• _What is expected_:
Transcribe the listing in full, excluding any pictures.

──────── Data provided

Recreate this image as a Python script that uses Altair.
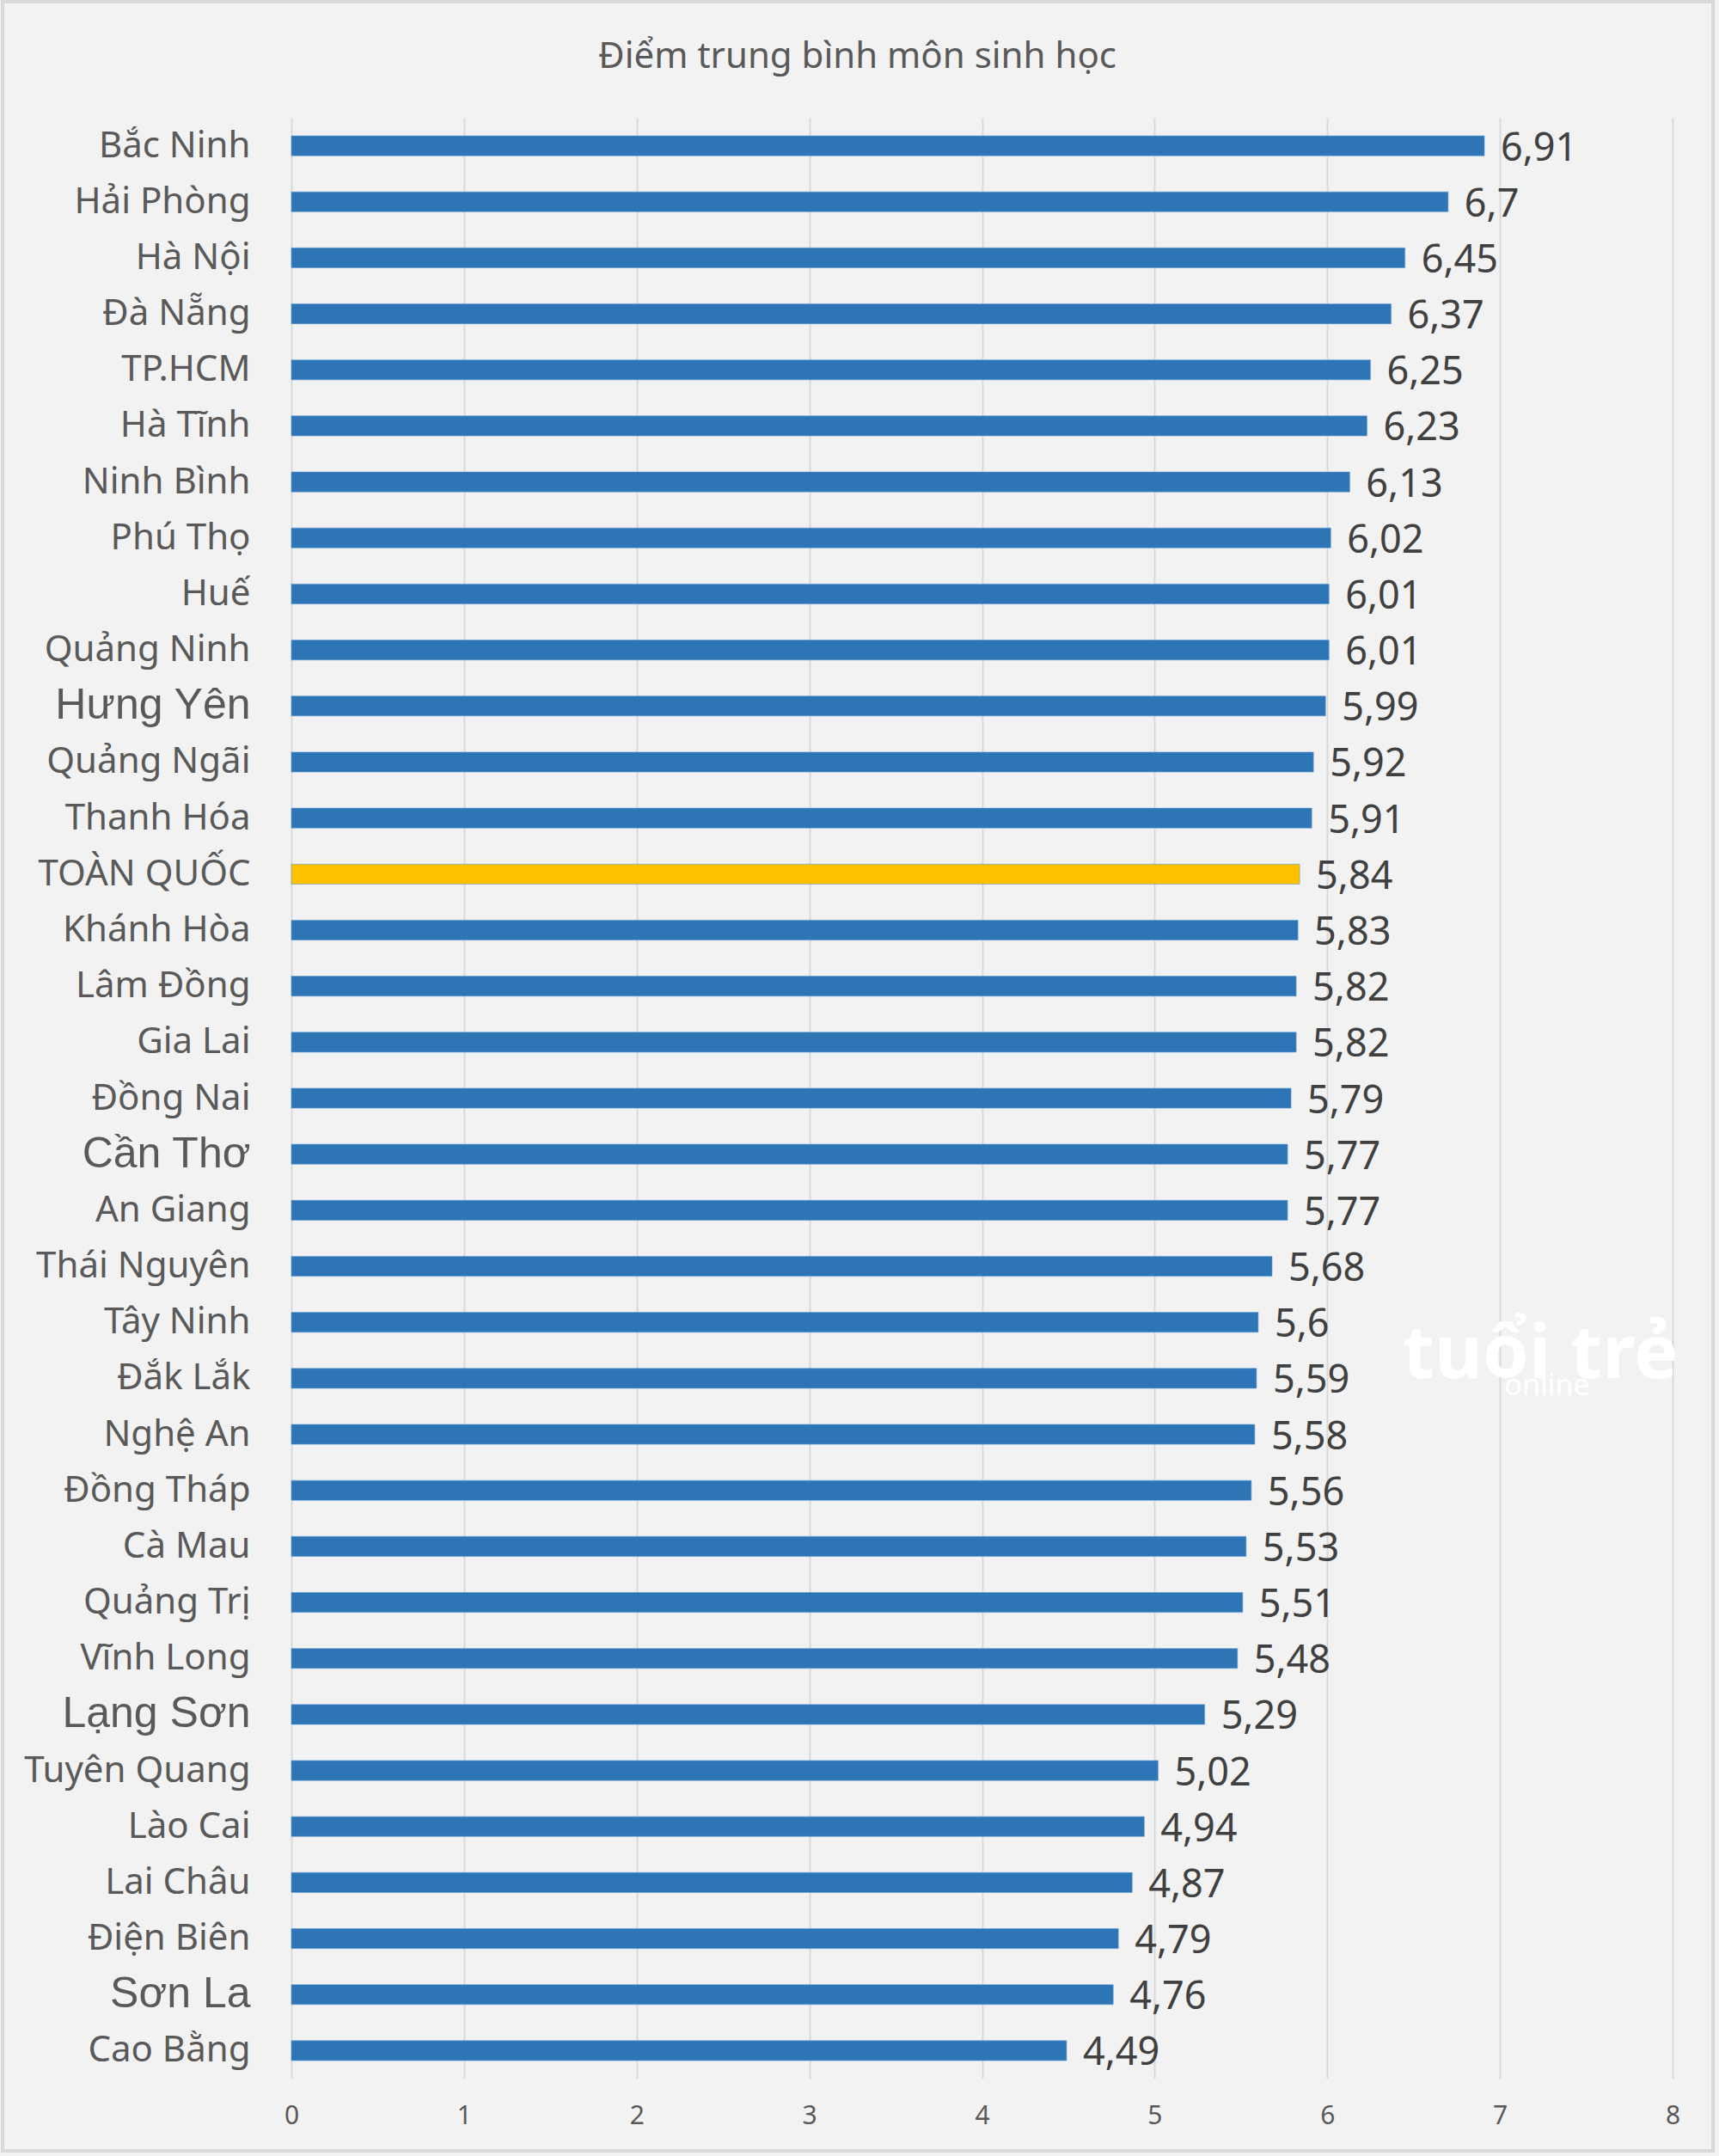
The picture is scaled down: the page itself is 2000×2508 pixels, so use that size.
import altair as alt
import pandas as pd

# Average biology exam score by province
regions = [
    "Bắc Ninh", "Hải Phòng", "Hà Nội", "Đà Nẵng", "TP.HCM", "Hà Tĩnh",
    "Ninh Bình", "Phú Thọ", "Huế", "Quảng Ninh", "Hưng Yên", "Quảng Ngãi",
    "Thanh Hóa", "TOÀN QUỐC", "Khánh Hòa", "Lâm Đồng", "Gia Lai", "Đồng Nai",
    "Cần Thơ", "An Giang", "Thái Nguyên", "Tây Ninh", "Đắk Lắk", "Nghệ An",
    "Đồng Tháp", "Cà Mau", "Quảng Trị", "Vĩnh Long", "Lạng Sơn",
    "Tuyên Quang", "Lào Cai", "Lai Châu", "Điện Biên", "Sơn La", "Cao Bằng",
]
scores = [
    6.91, 6.7, 6.45, 6.37, 6.25, 6.23,
    6.13, 6.02, 6.01, 6.01, 5.99, 5.92,
    5.91, 5.84, 5.83, 5.82, 5.82, 5.79,
    5.77, 5.77, 5.68, 5.6, 5.59, 5.58,
    5.56, 5.53, 5.51, 5.48, 5.29,
    5.02, 4.94, 4.87, 4.79, 4.76, 4.49,
]
x_ticks = [0, 1, 2, 3, 4, 5, 6, 7, 8]
national = "TOÀN QUỐC"
big_labels = ["Hưng Yên", "Cần Thơ", "Lạng Sơn", "Sơn La"]

df = pd.DataFrame({"region": regions, "score": scores})
df["label"] = [str(v).replace(".", ",") for v in scores]

FONT = "Noto Sans"
GREY = "#595959"
big_test = "indexof([" + ",".join("'" + b + "'" for b in big_labels) + "], datum.value) >= 0"

x_enc = alt.X(
    "score:Q",
    scale=alt.Scale(domain=[0, 8], nice=False, zero=True),
    axis=alt.Axis(
        values=x_ticks, format="d", title=None, domain=False, ticks=False,
        grid=True, gridColor="#d9d9d9", gridWidth=2, labelFlush=False,
        labelFont=FONT, labelFontSize=30, labelColor=GREY, labelPadding=28,
    ),
)
y_enc = alt.Y(
    "region:N",
    sort=regions,
    scale=alt.Scale(paddingInner=0.645, paddingOuter=0.3225),
    axis=alt.Axis(
        title=None, domain=False, ticks=False, grid=False,
        labelFont={"condition": {"test": big_test, "value": "Liberation Sans"}, "value": FONT},
        labelFontSize={"condition": {"test": big_test, "value": 50}, "value": 42},
        labelColor=GREY, labelPadding=48, labelLimit=400,
    ),
)

bars = alt.Chart(df).mark_bar(stroke="#5b9bd5", strokeWidth=1, strokeOpacity=0.6).encode(
    x=x_enc,
    y=y_enc,
    color=alt.condition(
        alt.datum.region == national, alt.value("#ffc000"), alt.value("#2e75b6")
    ),
)

values = alt.Chart(df).mark_text(
    align="left", baseline="middle", dx=19, dy=3,
    font=FONT, fontSize=45, color="#404040",
).encode(x="score:Q", y=alt.Y("region:N", sort=regions), text="label:N")

# faint publisher watermark
wm_main = alt.Chart(df.head(1)).mark_text(
    text="tuổi trẻ", font=FONT, fontSize=86, fontWeight="bold", color="#ffffff",
    align="center", baseline="middle",
).encode(x=alt.value(1453), y=alt.value(1440))
wm_sub = alt.Chart(df.head(1)).mark_text(
    text="online", font=FONT, fontSize=34, color="#ffffff",
    align="center", baseline="middle",
).encode(x=alt.value(1461), y=alt.value(1476))

# outer frame around the whole figure
frame = alt.Chart(df.head(1)).mark_rect(
    fill=None, stroke="#d9d9d9", strokeWidth=4
).encode(
    x=alt.value(-336), x2=alt.value(1654), y=alt.value(-135), y2=alt.value(2365)
)

chart = alt.layer(frame, bars, values, wm_main, wm_sub).properties(
    width=1607,
    height=2281,
    padding={"left": 339, "top": 137, "right": 54, "bottom": 90},
    autosize=alt.AutoSizeParams(type="none"),
    background="#f2f2f2",
    title=alt.TitleParams(
        "Điểm trung bình môn sinh học",
        font=FONT, fontSize=42, fontWeight="normal", color=GREY,
        anchor="middle", frame="group", dx=-145, offset=0, dy=88,
    ),
).configure_view(stroke=None)

chart.save("out.html", embed_options={"renderer": "svg", "actions": False})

────────────────

• _Written reply_:
Recreate this image as a Python script that uses Altair.
The picture is scaled down: the page itself is 2000×2508 pixels, so use that size.
import altair as alt
import pandas as pd

# Average biology exam score by province
regions = [
    "Bắc Ninh", "Hải Phòng", "Hà Nội", "Đà Nẵng", "TP.HCM", "Hà Tĩnh",
    "Ninh Bình", "Phú Thọ", "Huế", "Quảng Ninh", "Hưng Yên", "Quảng Ngãi",
    "Thanh Hóa", "TOÀN QUỐC", "Khánh Hòa", "Lâm Đồng", "Gia Lai", "Đồng Nai",
    "Cần Thơ", "An Giang", "Thái Nguyên", "Tây Ninh", "Đắk Lắk", "Nghệ An",
    "Đồng Tháp", "Cà Mau", "Quảng Trị", "Vĩnh Long", "Lạng Sơn",
    "Tuyên Quang", "Lào Cai", "Lai Châu", "Điện Biên", "Sơn La", "Cao Bằng",
]
scores = [
    6.91, 6.7, 6.45, 6.37, 6.25, 6.23,
    6.13, 6.02, 6.01, 6.01, 5.99, 5.92,
    5.91, 5.84, 5.83, 5.82, 5.82, 5.79,
    5.77, 5.77, 5.68, 5.6, 5.59, 5.58,
    5.56, 5.53, 5.51, 5.48, 5.29,
    5.02, 4.94, 4.87, 4.79, 4.76, 4.49,
]
x_ticks = [0, 1, 2, 3, 4, 5, 6, 7, 8]
national = "TOÀN QUỐC"
big_labels = ["Hưng Yên", "Cần Thơ", "Lạng Sơn", "Sơn La"]

df = pd.DataFrame({"region": regions, "score": scores})
df["label"] = [str(v).replace(".", ",") for v in scores]

FONT = "Noto Sans"
GREY = "#595959"
big_test = "indexof([" + ",".join("'" + b + "'" for b in big_labels) + "], datum.value) >= 0"

x_enc = alt.X(
    "score:Q",
    scale=alt.Scale(domain=[0, 8], nice=False, zero=True),
    axis=alt.Axis(
        values=x_ticks, format="d", title=None, domain=False, ticks=False,
        grid=True, gridColor="#d9d9d9", gridWidth=2, labelFlush=False,
        labelFont=FONT, labelFontSize=30, labelColor=GREY, labelPadding=28,
    ),
)
y_enc = alt.Y(
    "region:N",
    sort=regions,
    scale=alt.Scale(paddingInner=0.645, paddingOuter=0.3225),
    axis=alt.Axis(
        title=None, domain=False, ticks=False, grid=False,
        labelFont={"condition": {"test": big_test, "value": "Liberation Sans"}, "value": FONT},
        labelFontSize={"condition": {"test": big_test, "value": 50}, "value": 42},
        labelColor=GREY, labelPadding=48, labelLimit=400,
    ),
)

bars = alt.Chart(df).mark_bar(stroke="#5b9bd5", strokeWidth=1, strokeOpacity=0.6).encode(
    x=x_enc,
    y=y_enc,
    color=alt.condition(
        alt.datum.region == national, alt.value("#ffc000"), alt.value("#2e75b6")
    ),
)

values = alt.Chart(df).mark_text(
    align="left", baseline="middle", dx=19, dy=3,
    font=FONT, fontSize=45, color="#404040",
).encode(x="score:Q", y=alt.Y("region:N", sort=regions), text="label:N")

# faint publisher watermark
wm_main = alt.Chart(df.head(1)).mark_text(
    text="tuổi trẻ", font=FONT, fontSize=86, fontWeight="bold", color="#ffffff",
    align="center", baseline="middle",
).encode(x=alt.value(1453), y=alt.value(1440))
wm_sub = alt.Chart(df.head(1)).mark_text(
    text="online", font=FONT, fontSize=34, color="#ffffff",
    align="center", baseline="middle",
).encode(x=alt.value(1461), y=alt.value(1476))

# outer frame around the whole figure
frame = alt.Chart(df.head(1)).mark_rect(
    fill=None, stroke="#d9d9d9", strokeWidth=4
).encode(
    x=alt.value(-336), x2=alt.value(1654), y=alt.value(-135), y2=alt.value(2365)
)

chart = alt.layer(frame, bars, values, wm_main, wm_sub).properties(
    width=1607,
    height=2281,
    padding={"left": 339, "top": 137, "right": 54, "bottom": 90},
    autosize=alt.AutoSizeParams(type="none"),
    background="#f2f2f2",
    title=alt.TitleParams(
        "Điểm trung bình môn sinh học",
        font=FONT, fontSize=42, fontWeight="normal", color=GREY,
        anchor="middle", frame="group", dx=-145, offset=0, dy=88,
    ),
).configure_view(stroke=None)

chart.save("out.html", embed_options={"renderer": "svg", "actions": False})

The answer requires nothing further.